Apparently, 30 is the new 40 in the National Football League. Jerod Mayo, the linebacker for the New England Patriots, is the latest star player to announce his retirement.
The two time Pro Bowler announced via Instagram that he is retiring. Mayo was the No. 10 overall pick of the 2008 draft out of Tennessee, and was the NFL’s Defensive Rookie Player of the Year.
“After a lot of thought [Mayo’s wife] Chantel and I take this opportunity to express our sincere gratitude for what we consider a life changing event…..that of becoming a New England Patriot for the past 8 years,” Mayo said on Instagram. “We are extremely grateful to ‘Thundercat’ [Patriots owner Robert Kraft], [Patriots president] Jonathan [Kraft], the Kraft family, Coach [Bill] Belichick, the Pats organization, and the most amazing fans in contributing to these pages of our lives.
“As my family and I prepare for the future be sure that the Pats memories will always hold a special place in our hearts. #51 JMayo.”
Mayo’s retirement gives further voice to what I believe is a growing trend in the NFL, in which players are beginning to retire ‘early’. For years, we are accustomed to seeing players hang on until their skills diminish.
Mayo can still perform at a high level, but injuries have taken their toll. He finished each of the past three seasons on injured reserve.
He joins running back Marshawn Lynch, and possibly Lions’ wide receiver Calvin Johnson, as top tier players 30 and under, who have decided (and seriously contemplating in the case of Johnson) retirement.
Last spring San Francisco’s Patrick Willis retired at 30, because of injuries, and teammate Chris Borland, retired after one season in the NFL because of health concerns.

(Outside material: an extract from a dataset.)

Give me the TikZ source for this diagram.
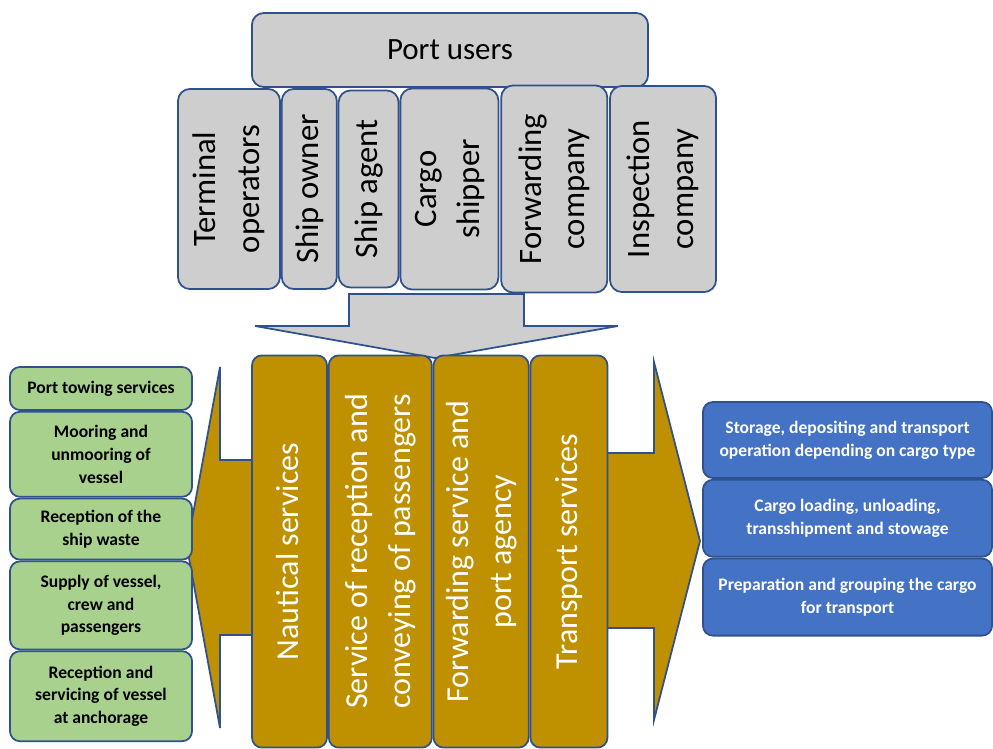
\documentclass[tikz,border=0pt]{standalone}
\usepackage{fontspec}
\setmainfont{Carlito}
\usepackage{graphicx}
\usetikzlibrary{positioning}

\definecolor{edgeblue}{HTML}{2F528F}
\definecolor{usergray}{RGB}{207,206,206}
\definecolor{svcgold}{HTML}{BF9000}
\definecolor{navgreen}{HTML}{A9D18E}
\definecolor{cargoblue}{HTML}{4472C4}

\newcommand{\vlabel}[1]{\rotatebox{90}{\begin{tabular}{@{}c@{}}#1\end{tabular}}}

\begin{document}
\begin{tikzpicture}[
    x=0.01cm, y=-0.01cm,
    node distance=0cm,
    userbox/.style={draw=edgeblue, fill=usergray, line width=0.5pt, rounded corners=0.12cm, inner sep=1pt, align=center, font=\fontsize{9.3}{12.4}\selectfont},
    svcbox/.style={draw=edgeblue, fill=svcgold, line width=0.5pt, rounded corners=0.1cm, inner sep=1pt, minimum height=3.92cm, text=white, font=\fontsize{9.1}{12.2}\selectfont},
    navbox/.style={draw=edgeblue, fill=navgreen, line width=0.5pt, rounded corners=0.1cm, inner sep=1pt, minimum width=1.82cm, align=center, font=\fontsize{5}{6.5}\selectfont\bfseries},
    cargobox/.style={draw=edgeblue, fill=cargoblue, line width=0.5pt, rounded corners=0.1cm, inner sep=1pt, minimum width=2.89cm, minimum height=0.77cm, align=center, text=white, font=\fontsize{5}{6.6}\selectfont\bfseries},
    bigarrow/.style={draw=edgeblue, line width=0.5pt, line join=miter}
]
\useasboundingbox (0,0) rectangle (993,749);

% block arrows, behind the boxes
\draw[bigarrow, fill=usergray] (349,294) -- (524,294) -- (524,326) -- (618,326) -- (435,358) -- (255,326) -- (349,326) -- cycle;
\draw[bigarrow, fill=svcgold] (260,460) -- (220,460) -- (220,367) -- (187,547) -- (220,728) -- (220,635) -- (260,635) -- cycle;
\draw[bigarrow, fill=svcgold] (600,453) -- (654,453) -- (654,362) -- (700,541) -- (654,720) -- (654,628) -- (600,628) -- cycle;

% port users
\node[userbox, minimum width=3.96cm, minimum height=0.74cm, font=\fontsize{8.8}{11}\selectfont] (users) at (450,50) {Port users};
\node[userbox, minimum width=1.02cm, minimum height=2cm] (term) at (229,189) {\vlabel{Terminal\\operators}};
\node[userbox, minimum width=0.55cm, minimum height=2cm, right=of term] (owner) {\vlabel{Ship owner}};
\node[userbox, minimum width=0.6cm, minimum height=1.97cm, right=of owner] (agent) {\vlabel{Ship agent}};
\node[userbox, minimum width=0.98cm, minimum height=2.01cm, right=of agent] (shipper) {\vlabel{Cargo\\shipper}};
\node[userbox, minimum width=1.06cm, minimum height=2.07cm, right=0.01cm of shipper] (fwdco) {\vlabel{Forwarding\\company}};
\node[userbox, minimum width=1.06cm, minimum height=2.06cm, right=0.01cm of fwdco] (inspco) {\vlabel{Inspection\\company}};

% port services
\node[svcbox, minimum width=0.75cm] (naut) at (289.5,551.5) {\vlabel{Nautical services}};
\node[svcbox, minimum width=1.03cm, right=of naut] (passeng) {\vlabel{Service of reception and\\conveying of passengers}};
\node[svcbox, minimum width=0.95cm, right=of passeng] (agency) {\vlabel{Forwarding service and\\port agency}};
\node[svcbox, minimum width=0.77cm, right=of agency] (transp) {\vlabel{Transport services}};

% nautical
\node[navbox, minimum height=0.43cm] (towing) at (101,388.5) {Port towing services};
\node[navbox, minimum height=0.85cm, below=of towing] (mooring) {Mooring and\\unmooring of\\vessel};
\node[navbox, minimum height=0.61cm, below=of mooring] (waste) {Reception of the\\ship waste};
\node[navbox, minimum height=0.88cm, below=of waste] (supply) {Supply of vessel,\\crew and\\passengers};
\node[navbox, minimum height=0.9cm, below=of supply] (anchorage) {Reception and\\servicing of vessel\\at anchorage};

% cargo
\node[cargobox, minimum height=0.76cm] (storage) at (847.5,440) {Storage, depositing and transport\\operation depending on cargo type};
\node[cargobox, below=of storage] (loading) {Cargo loading, unloading,\\transshipment and stowage};
\node[cargobox, below=of loading] (grouping) {Preparation and grouping the cargo\\for transport};
\end{tikzpicture}
\end{document}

Beast Mode, Megatron retiring?
Brain injuries and the long term health of players after football have been at issue in recent years. And last fall the release of the movie ‘Concussion’, shed an enormous spotlight on the issue.
Of course, it will always be hard to say there is a definite shift to playing the game shorter. On the same day Mayo announced his retirement. A Pittsburgh’s James Harrison just announced he will return for his 14th season at the age of 37.